Return only those lines from the line containing "Write the matplotlib code for this chart." to the line containing "ax2.yaxis.set_label_coords((1337 - L)", both included, and please omit the pictures.

● **Data to use**
□ □ □ □

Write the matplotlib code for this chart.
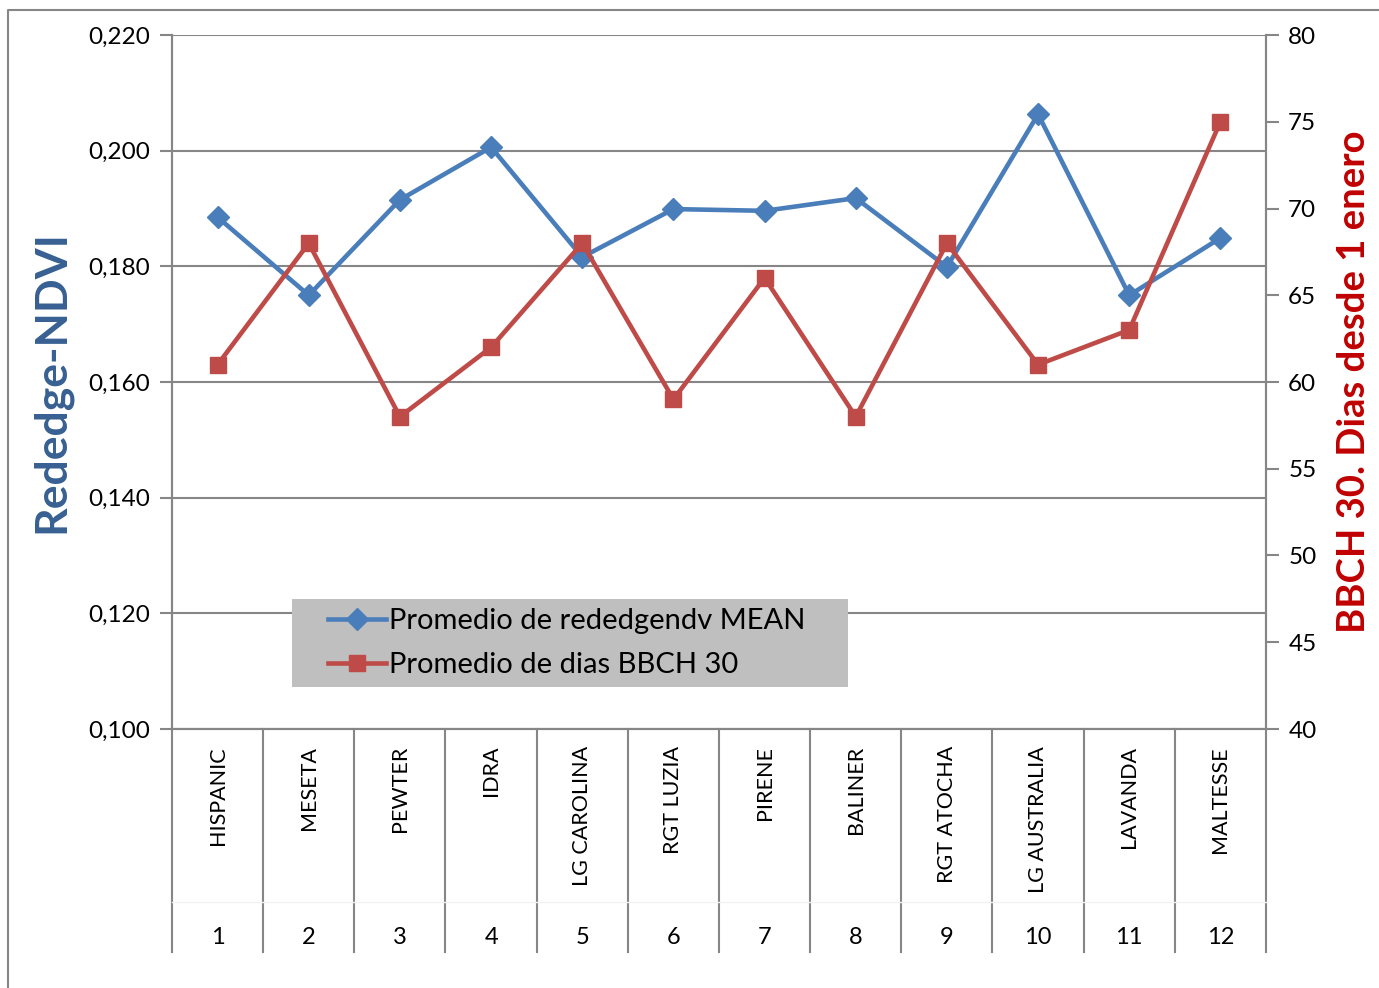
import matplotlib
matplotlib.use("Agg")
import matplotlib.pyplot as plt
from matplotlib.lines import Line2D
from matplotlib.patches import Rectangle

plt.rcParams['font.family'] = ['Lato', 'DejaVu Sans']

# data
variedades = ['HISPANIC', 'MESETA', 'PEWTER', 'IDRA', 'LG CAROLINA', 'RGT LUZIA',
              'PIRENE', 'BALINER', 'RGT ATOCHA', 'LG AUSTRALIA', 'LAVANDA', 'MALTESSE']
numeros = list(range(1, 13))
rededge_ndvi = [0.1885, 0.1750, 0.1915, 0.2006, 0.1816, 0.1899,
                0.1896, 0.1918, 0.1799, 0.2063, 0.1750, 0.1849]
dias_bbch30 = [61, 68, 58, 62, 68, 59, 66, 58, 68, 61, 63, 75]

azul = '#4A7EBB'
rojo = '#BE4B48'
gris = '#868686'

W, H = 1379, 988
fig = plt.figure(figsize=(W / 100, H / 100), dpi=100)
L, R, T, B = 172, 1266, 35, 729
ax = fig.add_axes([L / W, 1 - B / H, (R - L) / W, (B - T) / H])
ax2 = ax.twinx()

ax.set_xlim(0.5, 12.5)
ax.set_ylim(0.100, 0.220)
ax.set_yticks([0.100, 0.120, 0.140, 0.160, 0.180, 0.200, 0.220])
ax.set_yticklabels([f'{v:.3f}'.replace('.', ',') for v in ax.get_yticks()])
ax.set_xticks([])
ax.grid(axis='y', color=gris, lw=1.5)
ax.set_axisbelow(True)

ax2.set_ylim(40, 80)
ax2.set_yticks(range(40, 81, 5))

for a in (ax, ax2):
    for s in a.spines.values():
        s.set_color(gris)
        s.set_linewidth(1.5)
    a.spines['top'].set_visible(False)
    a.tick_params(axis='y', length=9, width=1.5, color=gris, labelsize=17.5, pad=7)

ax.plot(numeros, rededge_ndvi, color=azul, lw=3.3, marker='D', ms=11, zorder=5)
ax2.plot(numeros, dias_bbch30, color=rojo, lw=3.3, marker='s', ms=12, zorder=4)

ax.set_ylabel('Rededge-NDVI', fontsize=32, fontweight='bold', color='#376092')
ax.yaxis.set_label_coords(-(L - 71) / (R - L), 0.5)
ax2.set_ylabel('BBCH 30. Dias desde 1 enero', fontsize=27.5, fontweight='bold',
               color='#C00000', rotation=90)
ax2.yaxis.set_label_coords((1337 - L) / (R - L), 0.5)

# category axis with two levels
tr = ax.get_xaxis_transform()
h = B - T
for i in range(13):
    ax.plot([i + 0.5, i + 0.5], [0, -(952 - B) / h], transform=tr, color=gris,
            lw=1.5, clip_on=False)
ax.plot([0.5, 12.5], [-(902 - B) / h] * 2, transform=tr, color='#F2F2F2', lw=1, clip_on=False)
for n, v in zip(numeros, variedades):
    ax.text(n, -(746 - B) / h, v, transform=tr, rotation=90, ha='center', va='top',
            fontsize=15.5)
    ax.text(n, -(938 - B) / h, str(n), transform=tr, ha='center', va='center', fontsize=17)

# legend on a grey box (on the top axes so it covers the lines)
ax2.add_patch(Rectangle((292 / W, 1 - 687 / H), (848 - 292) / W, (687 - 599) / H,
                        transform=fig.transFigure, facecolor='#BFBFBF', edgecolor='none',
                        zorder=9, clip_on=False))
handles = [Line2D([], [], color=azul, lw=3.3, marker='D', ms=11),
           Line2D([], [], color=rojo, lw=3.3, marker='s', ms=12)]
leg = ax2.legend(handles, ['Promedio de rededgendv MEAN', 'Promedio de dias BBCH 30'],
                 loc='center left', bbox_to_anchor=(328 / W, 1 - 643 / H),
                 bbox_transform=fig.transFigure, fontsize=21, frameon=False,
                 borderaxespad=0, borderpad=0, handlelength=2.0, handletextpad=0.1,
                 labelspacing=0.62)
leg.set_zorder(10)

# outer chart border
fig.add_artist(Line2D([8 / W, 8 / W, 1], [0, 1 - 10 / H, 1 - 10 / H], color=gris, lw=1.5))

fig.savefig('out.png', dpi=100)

□ □ □ □

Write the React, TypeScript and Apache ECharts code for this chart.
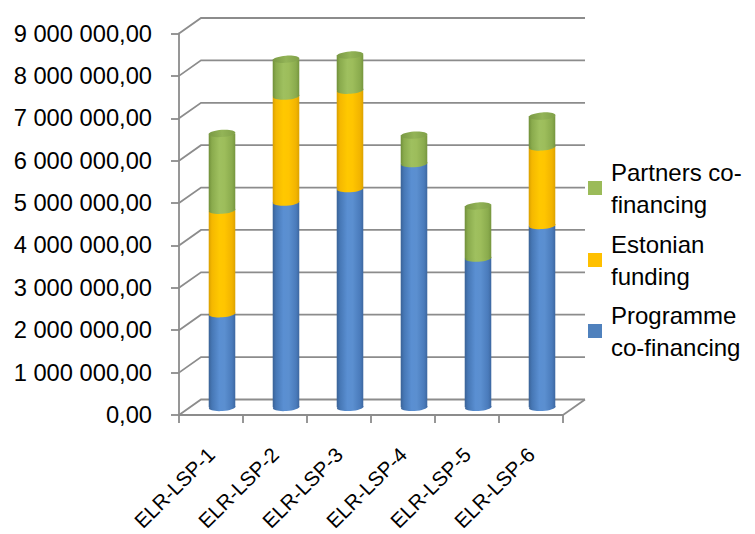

□ □ □ □

● **Written solution**
Write the matplotlib code for this chart.
import matplotlib
matplotlib.use("Agg")
import matplotlib.pyplot as plt
from matplotlib.lines import Line2D
from matplotlib.patches import Rectangle

plt.rcParams['font.family'] = ['Lato', 'DejaVu Sans']

# data
variedades = ['HISPANIC', 'MESETA', 'PEWTER', 'IDRA', 'LG CAROLINA', 'RGT LUZIA',
              'PIRENE', 'BALINER', 'RGT ATOCHA', 'LG AUSTRALIA', 'LAVANDA', 'MALTESSE']
numeros = list(range(1, 13))
rededge_ndvi = [0.1885, 0.1750, 0.1915, 0.2006, 0.1816, 0.1899,
                0.1896, 0.1918, 0.1799, 0.2063, 0.1750, 0.1849]
dias_bbch30 = [61, 68, 58, 62, 68, 59, 66, 58, 68, 61, 63, 75]

azul = '#4A7EBB'
rojo = '#BE4B48'
gris = '#868686'

W, H = 1379, 988
fig = plt.figure(figsize=(W / 100, H / 100), dpi=100)
L, R, T, B = 172, 1266, 35, 729
ax = fig.add_axes([L / W, 1 - B / H, (R - L) / W, (B - T) / H])
ax2 = ax.twinx()

ax.set_xlim(0.5, 12.5)
ax.set_ylim(0.100, 0.220)
ax.set_yticks([0.100, 0.120, 0.140, 0.160, 0.180, 0.200, 0.220])
ax.set_yticklabels([f'{v:.3f}'.replace('.', ',') for v in ax.get_yticks()])
ax.set_xticks([])
ax.grid(axis='y', color=gris, lw=1.5)
ax.set_axisbelow(True)

ax2.set_ylim(40, 80)
ax2.set_yticks(range(40, 81, 5))

for a in (ax, ax2):
    for s in a.spines.values():
        s.set_color(gris)
        s.set_linewidth(1.5)
    a.spines['top'].set_visible(False)
    a.tick_params(axis='y', length=9, width=1.5, color=gris, labelsize=17.5, pad=7)

ax.plot(numeros, rededge_ndvi, color=azul, lw=3.3, marker='D', ms=11, zorder=5)
ax2.plot(numeros, dias_bbch30, color=rojo, lw=3.3, marker='s', ms=12, zorder=4)

ax.set_ylabel('Rededge-NDVI', fontsize=32, fontweight='bold', color='#376092')
ax.yaxis.set_label_coords(-(L - 71) / (R - L), 0.5)
ax2.set_ylabel('BBCH 30. Dias desde 1 enero', fontsize=27.5, fontweight='bold',
               color='#C00000', rotation=90)
ax2.yaxis.set_label_coords((1337 - L) / (R - L), 0.5)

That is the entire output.